Half of all jobs will be transformed by automation, report shows
A report from the Organization for Economic Co-operation and Development (OECD), a coalition of 36 countries across the globe, has revealed that half of all jobs will be substantially changed by technology within the next two decades. In this time frame, the OECD predicts that 14 percent of jobs will be completely automated, while 32 percent of jobs will be significantly different than they are today.
According to the research, the technological transformation of jobs will not necessarily mean that there will be less jobs available, but that new jobs will require updated skills. “The OECD Employment Outlook does not envisage a jobless future. But it does foresee major challenges for the future of work,” explained OECD Secretary-General Angel Gurría.
The number of highly-skilled jobs which require information and communications technology (ICT) experience has increased by 25 percent over the last 20 years. However, only six out of 10 adults currently have ICT training. The OECD says that a robust adult training program is critical to help workers adapt to the changing workforce.
“In all OECD countries, training participation is lowest among those who need it most, including the low-skilled, older adults and non-standard workers,” the coalition states. “A major overhaul of adult learning programs to increase their coverage and promote quality is needed to harness the benefits of the changing world of work. Measures should include removing time and financial constraints to participation in training, making training rights portable, and providing quality information and counseling.”
Some policy makers have even proposed what is known as a Universal Basic Income, which would be given to all citizens, to ease the burden of an automated future. The money would allow workers to seek additional training for new jobs and provide support for those in positions that will become obsolete.
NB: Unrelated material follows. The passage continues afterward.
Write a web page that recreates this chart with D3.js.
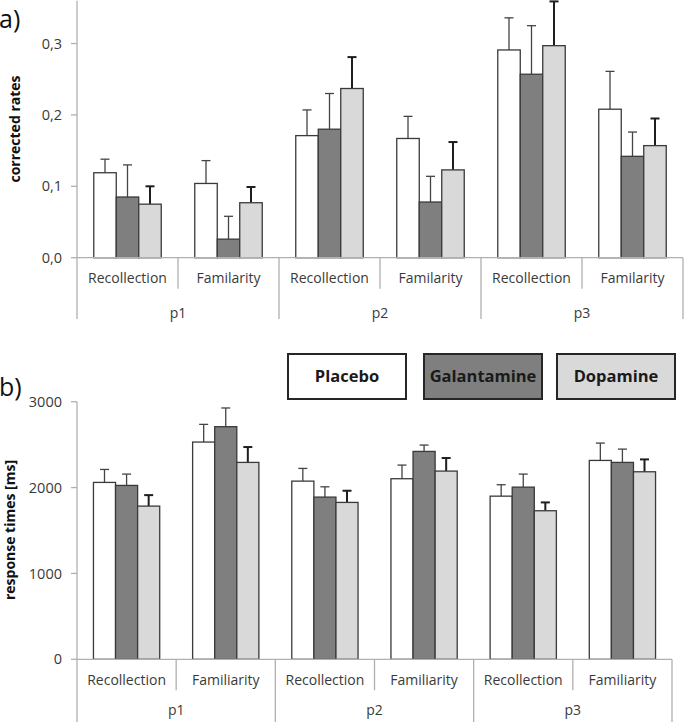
<!DOCTYPE html>
<html>
<head>
<meta charset="utf-8">
<script src="https://cdn.jsdelivr.net/npm/d3@7"></script>
<style>
  html, body { margin: 0; padding: 0; background: #fff; }
  svg { display: block; }
  text { font-family: "Open Sans", "Liberation Sans", sans-serif; }
</style>
</head>
<body>
<svg id="chart" width="685" height="722"></svg>
<script>
// ---------- data ----------
const series = ["Placebo", "Galantamine", "Dopamine"];
const seriesFill = ["#ffffff", "#7f7f7f", "#d9d9d9"];
const groups = ["p1", "p2", "p3"];
const subCatsA = ["Recollection", "Familarity"];
const subCatsB = ["Recollection", "Familiarity"];

// panel a) corrected rates (p1-Rec, p1-Fam, p2-Rec, p2-Fam, p3-Rec, p3-Fam)
const ratesPlacebo     = [0.119, 0.104, 0.171, 0.167, 0.291, 0.208];
const ratesGalantamine = [0.085, 0.026, 0.180, 0.078, 0.257, 0.142];
const ratesDopamine    = [0.075, 0.077, 0.237, 0.123, 0.297, 0.157];
const ratesErrPlacebo     = [0.019, 0.032, 0.036, 0.031, 0.045, 0.053];
const ratesErrGalantamine = [0.045, 0.032, 0.050, 0.036, 0.068, 0.034];
const ratesErrDopamine    = [0.025, 0.022, 0.044, 0.039, 0.062, 0.038];
const ratesTicks = [0, 0.1, 0.2, 0.3];
const ratesTickLabels = ["0,0", "0,1", "0,2", "0,3"];

// panel b) response times [ms]
const rtPlacebo     = [2060, 2530, 2075, 2103, 1900, 2316];
const rtGalantamine = [2025, 2709, 1889, 2421, 2005, 2293];
const rtDopamine    = [1784, 2293, 1827, 2192, 1730, 2184];
const rtErrPlacebo     = [151, 206, 148, 159, 133, 202];
const rtErrGalantamine = [132, 218, 120, 74, 152, 155];
const rtErrDopamine    = [128, 179, 136, 152, 97, 144];
const rtTicks = [0, 1000, 2000, 3000];
const rtTickLabels = ["0", "1000", "2000", "3000"];

// ---------- drawing ----------
const svg = d3.select("#chart");
const axisColor = "#b0b0b0";
const textColor = "#3a3a3a";

function panel(cfg) {
  const g = svg.append("g");
  const catKeys = d3.range(6);
  const x0 = d3.scaleBand().domain(catKeys).range([cfg.left, cfg.right]);
  const x1 = d3.scaleBand().domain(series).range([0, x0.bandwidth()]).paddingOuter(0.745);
  const xg = d3.scaleBand().domain(groups).range([cfg.left, cfg.right]);
  const y = d3.scaleLinear().domain(cfg.domain).range([cfg.base, cfg.top]);

  const vals = [cfg.v0, cfg.v1, cfg.v2];
  const errs = [cfg.e0, cfg.e1, cfg.e2];
  const rows = [];
  catKeys.forEach(c => series.forEach((s, si) => rows.push({c, s, si, v: vals[si][c], e: errs[si][c]})));

  // y axis line
  g.append("line").attr("x1", cfg.left).attr("x2", cfg.left)
    .attr("y1", y(cfg.domain[1])).attr("y2", cfg.longBottom)
    .attr("stroke", axisColor).attr("stroke-width", 1.3);

  // y ticks
  const ticks = g.append("g");
  cfg.ticks.forEach((t, i) => {
    ticks.append("line").attr("x1", cfg.left - 6).attr("x2", cfg.left)
      .attr("y1", y(t)).attr("y2", y(t)).attr("stroke", axisColor).attr("stroke-width", 1.3);
    ticks.append("text").attr("x", cfg.left - 15).attr("y", y(t)).attr("dy", "0.35em")
      .attr("text-anchor", "end").attr("font-size", 14.5).attr("fill", textColor)
      .text(cfg.tickLabels[i]);
  });

  // error bars (behind bars)
  const eb = g.append("g");
  rows.forEach(d => {
    const cx = x0(d.c) + x1(d.s) + x1.bandwidth() / 2;
    const col = d.si === 2 ? "#1e1e1e" : "#444";
    const w = d.si === 2 ? 2 : 1.3;
    eb.append("line").attr("x1", cx).attr("x2", cx).attr("y1", y(d.v)).attr("y2", y(d.v + d.e))
      .attr("stroke", col).attr("stroke-width", w);
    eb.append("line").attr("x1", cx - 4.5).attr("x2", cx + 4.5).attr("y1", y(d.v + d.e)).attr("y2", y(d.v + d.e))
      .attr("stroke", col).attr("stroke-width", w);
  });

  // bars
  g.append("g").selectAll("rect").data(rows).join("rect")
    .attr("x", d => x0(d.c) + x1(d.s))
    .attr("width", x1.bandwidth())
    .attr("y", d => y(d.v))
    .attr("height", d => cfg.base - y(d.v))
    .attr("fill", d => seriesFill[d.si])
    .attr("stroke", "#3a3a3a").attr("stroke-width", 1.3);

  // baseline
  g.append("line").attr("x1", cfg.left).attr("x2", cfg.right)
    .attr("y1", cfg.base).attr("y2", cfg.base)
    .attr("stroke", axisColor).attr("stroke-width", 1.3);

  // category separators and labels
  catKeys.forEach(c => {
    const xe = x0(c) + x0.bandwidth();
    const isGroupEnd = (c % 2 === 1);
    g.append("line").attr("x1", xe).attr("x2", xe)
      .attr("y1", cfg.base).attr("y2", isGroupEnd ? cfg.longBottom : cfg.base + 31)
      .attr("stroke", axisColor).attr("stroke-width", 1.3);
    g.append("text").attr("x", x0(c) + x0.bandwidth() / 2).attr("y", cfg.catY)
      .attr("dy", "0.35em").attr("text-anchor", "middle").attr("font-size", 14)
      .attr("fill", textColor).text(cfg.subCats[c % 2]);
  });
  groups.forEach(gr => {
    g.append("text").attr("x", xg(gr) + xg.bandwidth() / 2).attr("y", cfg.groupY)
      .attr("dy", "0.35em").attr("text-anchor", "middle").attr("font-size", 14)
      .attr("fill", textColor).text(gr);
  });

  // y title
  g.append("text").attr("transform", `translate(${cfg.titleX},${cfg.titleY}) rotate(-90)`)
    .attr("text-anchor", "middle").attr("dy", "0.35em")
    .attr("font-size", 14).attr("font-weight", "bold").attr("fill", "#111")
    .text(cfg.title);

  // panel letter
  g.append("text").attr("x", -1).attr("y", cfg.letterY)
    .attr("font-size", 25).attr("fill", "#111").text(cfg.letter);
}

panel({
  left: 77, right: 683, base: 257.7, top: 0.7, domain: [0, 0.36],
  ticks: ratesTicks, tickLabels: ratesTickLabels,
  v0: ratesPlacebo, v1: ratesGalantamine, v2: ratesDopamine,
  e0: ratesErrPlacebo, e1: ratesErrGalantamine, e2: ratesErrDopamine,
  subCats: subCatsA, catY: 278, groupY: 313, longBottom: 319,
  title: "corrected rates", titleX: 15, titleY: 129, letter: "a)", letterY: 28
});

panel({
  left: 77, right: 672, base: 659.3, top: 401.7, domain: [0, 3000],
  ticks: rtTicks, tickLabels: rtTickLabels,
  v0: rtPlacebo, v1: rtGalantamine, v2: rtDopamine,
  e0: rtErrPlacebo, e1: rtErrGalantamine, e2: rtErrDopamine,
  subCats: subCatsB, catY: 680, groupY: 710, longBottom: 722,
  title: "response times [ms]", titleX: 10, titleY: 530, letter: "b)", letterY: 396
});

// legend
const legendX = [288, 424, 557];
const legend = svg.append("g");
series.forEach((s, i) => {
  legend.append("rect").attr("x", legendX[i]).attr("y", 354).attr("width", 118).attr("height", 45)
    .attr("fill", seriesFill[i]).attr("stroke", "#262626").attr("stroke-width", 2);
  legend.append("text").attr("x", legendX[i] + 59).attr("y", 376.5).attr("dy", "0.35em")
    .attr("text-anchor", "middle").attr("font-size", 16.5).attr("font-weight", "bold")
    .attr("fill", "#1a1a1a").text(s);
});
</script>
</body>
</html>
“Adapting and extending social protection is essential to ensure better coverage for workers in non-standard forms of employment,” states OECD. “Non-standard workers are, in some countries, 40-50% less likely to receive any form of income support while out of work than standard employees. Benefit entitlements should be made portable across jobs and targeted social protection measures complemented with more universal and unconditional support.”
“Even with a rapidly changing economy and the forward march of technology, all we need is a plan,” said Gurria. “With the right policies, we can manage these challenges. We face significant transformation, but we have the opportunity and the determination to use this moment and build a future of work that benefits everyone.”
The study is published in the journal Environmental Health.